История одного супружества | страница 31
– Может, четыре-пять поколений назад у нас и был африканский предок, но, как видишь, европейская кровь разбавила африканскую.
Я выслушала эту речь с изумлением, почти с восхищением. Какая привлекательная фантазия: верить, что можно оставить позади расовые проблемы.
Однако они были сторонницами сегрегации.
– Мы предпочитаем так, – говорили они нам с Холландом. – Чернокожие должны вместе работать, есть и делать покупки.
Они хотели, чтобы мы с Холландом продали «Сансетское имение», как они его называли, и переехали поближе к ним, в Филмор, в афроамериканский район, где становилось тесно от семей, которым не хотели сдавать жилье в других местах, но я воспротивилась. В душе я хотела другой жизни, лучшей. Вот мы и жили у океана, вдали от сородичей. Возможно, это было неправильное решение, может быть, мы старались сойти за белых – и тети, и сам Холланд. Но я помню, как весной того самого 1953 года в Сан-Франциско приезжал Тэргуд Маршалл, и в газете писали, что, по его словам, некоторые чернокожие предпочитают служить в сегрегированной армии, потому что там они могут стать генералами. Может быть, тети предпочитали сегрегированный Сан-Франциско, потому что в этом мирке они могли дорасти до градоначальниц. Они не видели, что происходит, не замечали того, что вот-вот случится в нашей стране. Бедные старушки, мне кажется, им было слишком страшно.
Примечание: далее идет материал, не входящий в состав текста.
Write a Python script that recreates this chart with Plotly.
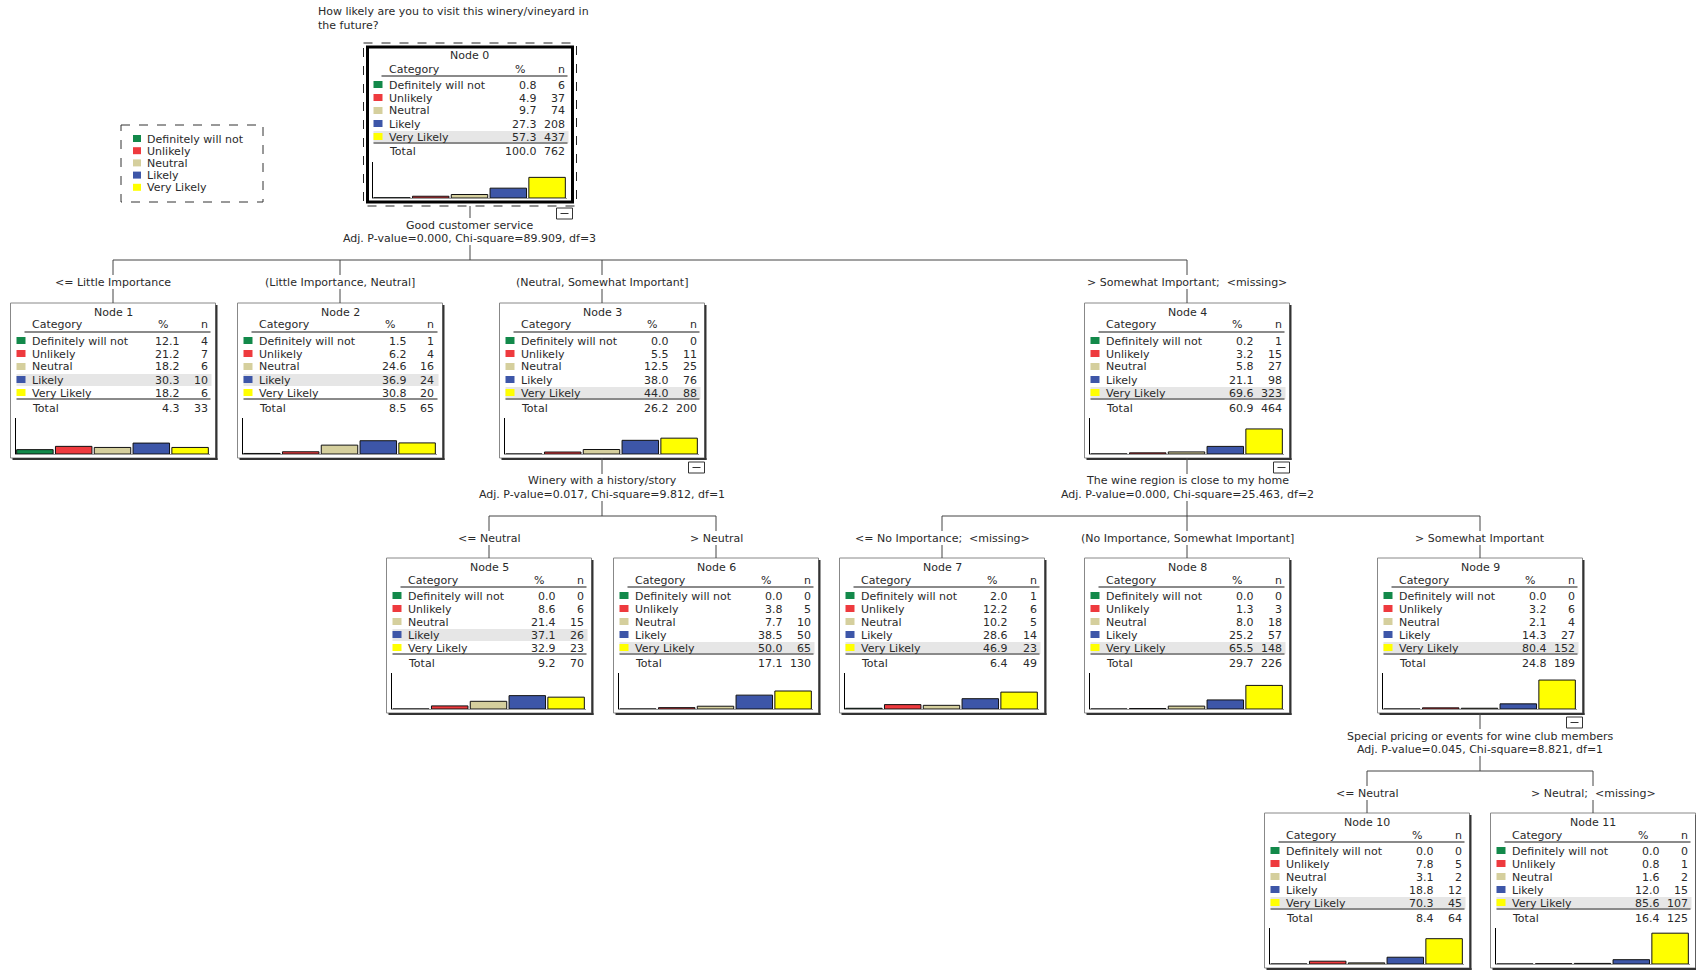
import plotly.graph_objects as go

# ---------------- data ----------------
categories = ["Definitely will not", "Unlikely", "Neutral", "Likely", "Very Likely"]
node_names = ["Node 0", "Node 1", "Node 2", "Node 3", "Node 4", "Node 5",
              "Node 6", "Node 7", "Node 8", "Node 9", "Node 10", "Node 11"]

# percentages per category, one value per node (0..11)
pct_definitely_will_not = [0.8, 12.1, 1.5, 0.0, 0.2, 0.0, 0.0, 2.0, 0.0, 0.0, 0.0, 0.0]
pct_unlikely = [4.9, 21.2, 6.2, 5.5, 3.2, 8.6, 3.8, 12.2, 1.3, 3.2, 7.8, 0.8]
pct_neutral = [9.7, 18.2, 24.6, 12.5, 5.8, 21.4, 7.7, 10.2, 8.0, 2.1, 3.1, 1.6]
pct_likely = [27.3, 30.3, 36.9, 38.0, 21.1, 37.1, 38.5, 28.6, 25.2, 14.3, 18.8, 12.0]
pct_very_likely = [57.3, 18.2, 30.8, 44.0, 69.6, 32.9, 50.0, 46.9, 65.5, 80.4, 70.3, 85.6]

# counts per category, one value per node
n_definitely_will_not = [6, 4, 1, 0, 1, 0, 0, 1, 0, 0, 0, 0]
n_unlikely = [37, 7, 4, 11, 15, 6, 5, 6, 3, 6, 5, 1]
n_neutral = [74, 6, 16, 25, 27, 15, 10, 5, 18, 4, 2, 2]
n_likely = [208, 10, 24, 76, 98, 26, 50, 14, 57, 27, 12, 15]
n_very_likely = [437, 6, 20, 88, 323, 23, 65, 23, 148, 152, 45, 107]

total_pct = [100.0, 4.3, 8.5, 26.2, 60.9, 9.2, 17.1, 6.4, 29.7, 24.8, 8.4, 16.4]
total_n = [762, 33, 65, 200, 464, 70, 130, 49, 226, 189, 64, 125]

title_lines = ["How likely are you to visit this winery/vineyard in", "the future?"]

split_parents = [0, 3, 4, 9]
split_vars = ["Good customer service", "Winery with a history/story",
              "The wine region is close to my home",
              "Special pricing or events for wine club members"]
split_stats = ["Adj. P-value=0.000, Chi-square=89.909, df=3",
               "Adj. P-value=0.017, Chi-square=9.812, df=1",
               "Adj. P-value=0.000, Chi-square=25.463, df=2",
               "Adj. P-value=0.045, Chi-square=8.821, df=1"]
split_children = [[1, 2, 3, 4], [5, 6], [7, 8, 9], [10, 11]]
split_edge_labels = [
    ["&lt;= Little Importance", "(Little Importance, Neutral]",
     "(Neutral, Somewhat Important]", "&gt; Somewhat Important; &nbsp;&lt;missing&gt;"],
    ["&lt;= Neutral", "&gt; Neutral"],
    ["&lt;= No Importance; &nbsp;&lt;missing&gt;", "(No Importance, Somewhat Important]",
     "&gt; Somewhat Important"],
    ["&lt;= Neutral", "&gt; Neutral; &nbsp;&lt;missing&gt;"],
]

# ---------------- layout / style ----------------
W, H = 1696, 971
colors = ["#12894a", "#ee3a3e", "#d5cf9d", "#3d56a8", "#ffff00"]
FONT = "DejaVu Sans, Verdana, sans-serif"
FS = 11
TXT = "#2a2a2a"
node_cx = [470, 113, 340, 602, 1187, 489, 716, 942, 1187, 1480, 1367, 1593]
node_top = [47, 303, 303, 303, 303, 558, 558, 558, 558, 558, 813, 813]
NW, NH = 205, 155

pct_cols = [pct_definitely_will_not, pct_unlikely, pct_neutral, pct_likely, pct_very_likely]
n_cols = [n_definitely_will_not, n_unlikely, n_neutral, n_likely, n_very_likely]


def X(px):
    return px / W


def Y(py):
    return 1 - py / H


shapes = []
annots = []


def line(x0, y0, x1, y1, color="#444444", width=1, dash=None):
    d = dict(type="line", xref="paper", yref="paper", x0=X(x0), y0=Y(y0), x1=X(x1), y1=Y(y1),
             line=dict(color=color, width=width))
    if dash:
        d["line"]["dash"] = dash
    shapes.append(d)


def rect(x0, y0, x1, y1, fill=None, color=None, width=0, dash=None, layer="above"):
    d = dict(type="rect", xref="paper", yref="paper", x0=X(x0), y0=Y(y0), x1=X(x1), y1=Y(y1),
             line=dict(color=color if color else "rgba(0,0,0,0)", width=width), layer=layer)
    if fill:
        d["fillcolor"] = fill
    if dash:
        d["line"]["dash"] = dash
    shapes.append(d)


def text(x, y, s, anchor="left", size=FS):
    annots.append(dict(xref="paper", yref="paper", x=X(x), y=Y(y), text=s, showarrow=False,
                       xanchor=anchor, yanchor="middle", font=dict(family=FONT, size=size, color=TXT),
                       borderpad=0))


fig = go.Figure()

# title
text(317, 12, title_lines[0])
text(317, 25, title_lines[1])

# legend
rect(121, 125, 263, 202, color="#333333", width=1, dash="dash")
for k, cat in enumerate(categories):
    yy = 139 + 12.2 * k
    rect(133, yy - 4, 141, yy + 3, fill=colors[k])
    text(146, yy, cat)

# nodes
for i in range(12):
    L = node_cx[i] - NW / 2
    T = node_top[i]
    R = L + NW
    B = T + NH
    if i == 0:
        rect(L - 4, T - 4, R + 4, B + 4, color="#222222", width=1, dash="dash", layer="below")
        rect(L, T, R, B, fill="white", color="#000000", width=3, layer="below")
    else:
        line(R + 1, T + 2, R + 1, B + 2, color="#333333", width=2)
        line(L + 2, B + 1, R + 2, B + 1, color="#333333", width=2)
        rect(L, T, R, B, fill="white", color="#888888", width=1, layer="below")

    text(L + NW / 2, T + 9, node_names[i], anchor="center")
    text(L + 20, T + 22, "Category")
    text(L + 152, T + 22, "%", anchor="center")
    text(L + 198, T + 22, "n", anchor="right")
    line(L + 14, T + 29, L + 200, T + 29, color="#8a8a8a", width=2)

    vals = [pct_cols[k][i] for k in range(5)]
    top_k = max(range(5), key=lambda k: vals[k])
    for k in range(5):
        yy = T + 38 + 13 * k
        if k == top_k:
            rect(L + 6, yy - 6, L + 201, yy + 6, fill="#e6e6e6", layer="below")
        rect(L + 6, yy - 4, L + 15, yy + 3, fill=colors[k])
        text(L + 20, yy, categories[k])
        text(L + 170, yy, f"{pct_cols[k][i]:.1f}", anchor="right")
        text(L + 198, yy, f"{n_cols[k][i]}", anchor="right")
    line(L + 6, T + 96, L + 200, T + 96, color="#8a8a8a", width=2)
    text(L + 20, T + 105, "Total")
    text(L + 170, T + 105, f"{total_pct[i]:.1f}", anchor="right")
    text(L + 198, T + 105, f"{total_n[i]}", anchor="right")

    # histogram via its own small axes
    ax = i + 2
    fig.add_trace(go.Bar(x=list(range(5)), y=vals, marker=dict(color=colors,
                  line=dict(color="#111111", width=1)), xaxis=f"x{ax}", yaxis=f"y{ax}",
                  showlegend=False, hoverinfo="skip"))
    fig.layout[f"xaxis{ax}"] = dict(domain=[X(L + 5), X(L + 199)], range=[-0.5, 4.5],
                                    showgrid=False, zeroline=False, showticklabels=False,
                                    ticks="", showline=True, linecolor="#9a9a9a", linewidth=1,
                                    anchor=f"y{ax}", fixedrange=True, layer="below traces")
    fig.layout[f"yaxis{ax}"] = dict(domain=[Y(T + 151), Y(T + 115)], range=[0, 100],
                                    showgrid=False, zeroline=False, showticklabels=False,
                                    ticks="", showline=True, linecolor="#000000", linewidth=1,
                                    anchor=f"x{ax}", fixedrange=True)

# connectors
for p, var, stat, kids, labs in zip(split_parents, split_vars, split_stats,
                                    split_children, split_edge_labels):
    cx = node_cx[p]
    R = cx + NW / 2
    B = node_top[p] + NH
    line(cx, B + (4 if p == 0 else 0), cx, B + 16)
    text(cx, B + 23, var, anchor="center")
    text(cx, B + 36, stat, anchor="center")
    line(cx, B + 43, cx, B + 58)
    xs = [node_cx[c] for c in kids]
    line(min(xs), B + 58, max(xs), B + 58)
    for c, lab in zip(kids, labs):
        line(node_cx[c], B + 58, node_cx[c], B + 73)
        text(node_cx[c], B + 80, lab, anchor="center")
        line(node_cx[c], B + 87, node_cx[c], node_top[c])
    # collapse box
    rect(R - 16, B + 4 + (2 if p == 0 else 0), R, B + 15 + (2 if p == 0 else 0),
         fill="white", color="#333333", width=1)
    yy = B + 9.5 + (2 if p == 0 else 0)
    line(R - 12, yy, R - 4, yy, color="#333333", width=1)

fig.update_layout(width=W, height=H, margin=dict(l=0, r=0, t=0, b=0),
                  paper_bgcolor="white", plot_bgcolor="rgba(0,0,0,0)",
                  shapes=shapes, annotations=annots, bargap=0.06, showlegend=False)

fig.write_html("out.html", config={"displayModeBar": False},
               post_script="document.body.style.margin='0';document.body.style.overflow='hidden';")
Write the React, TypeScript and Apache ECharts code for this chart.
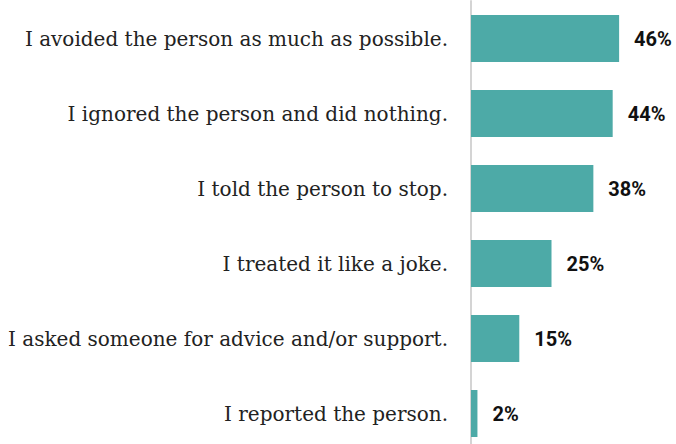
import React, { useEffect, useRef } from "react";
import * as echarts from "echarts";

const categories = [
  "I avoided the person as much as possible.",
  "I ignored the person and did nothing.",
  "I told the person to stop.",
  "I treated it like a joke.",
  "I asked someone for advice and/or support.",
  "I reported the person.",
];
const values = [46, 44, 38, 25, 15, 2];

export default function App() {
  const ref = useRef<HTMLDivElement>(null);
  useEffect(() => {
    if (!ref.current) return;
    const chart = echarts.init(ref.current, null, { renderer: "svg" });
    chart.setOption({
      animation: false,
      backgroundColor: "#ffffff",
      grid: {
        left: 471,
        top: 1,
        width: 161,
        height: 450,
        containLabel: false,
        outerBoundsMode: "none",
      },
      xAxis: {
        type: "value",
        min: 0,
        max: 50,
        show: false,
      },
      yAxis: {
        type: "category",
        data: categories,
        inverse: true,
        axisLine: { show: true, lineStyle: { color: "#d4d4d4", width: 2 } },
        axisTick: { show: false },
        axisLabel: {
          margin: 23,
          fontSize: 20,
          fontFamily: "'Roboto Slab', 'DejaVu Serif', serif",
          color: "#222222",
        },
      },
      series: [
        {
          type: "bar",
          data: values,
          barWidth: 47,
          itemStyle: { color: "#4DAAA7" },
          label: {
            show: true,
            position: "right",
            distance: 15,
            formatter: "{c}%",
            fontSize: 20,
            fontWeight: "bold",
            fontFamily: "Roboto, 'Noto Sans', sans-serif",
            color: "#111111",
          },
        },
      ],
    });
    return () => chart.dispose();
  }, []);
  return (
    <div
      ref={ref}
      style={{ position: "fixed", left: 0, top: 0, width: 676, height: 452 }}
    />
  );
}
Конечно же, я была виновата не меньше. Я была запугана, как и все, я знала, в какой опасности мой муж. Он что, не видел недавнее фото из Комптона, в одном дне езды от нас, – горящего креста во дворе чернокожего, баллотирующегося в Сенат? Или его я тоже вырезала? Какое ужасное время для таких мужчин, как он. Я не знала, как бороться с белым мужчиной, я родилась без этой мышцы. Но я знала одно: молчание, словно экзотический яд без запаха и вкуса, исподволь ввергает жертву в безумие. Я ополоумела от страха и стыда, мой тщательно выстроенный мир смело торнадо, в меня летели обломки стен и окон, и все, что я могла, – это скорчиться и ждать, когда стихнет. Мои сомнения, мои вопросы – я закупорила их, как бабочек в морилке. Долг жены все еще слегка окрашивал мои действия, я хотела защитить Холланда и его прошлое. Базз очень доходчиво все разъяснил, но жизнь моя все так же текла в неровном ритме смещенного сердца, и я чувствовала себя медсестрой, которая, обходя ночью палаты, обнаружила, что ее пациенты сбежали. Чью жизнь ей теперь спасать? Свою?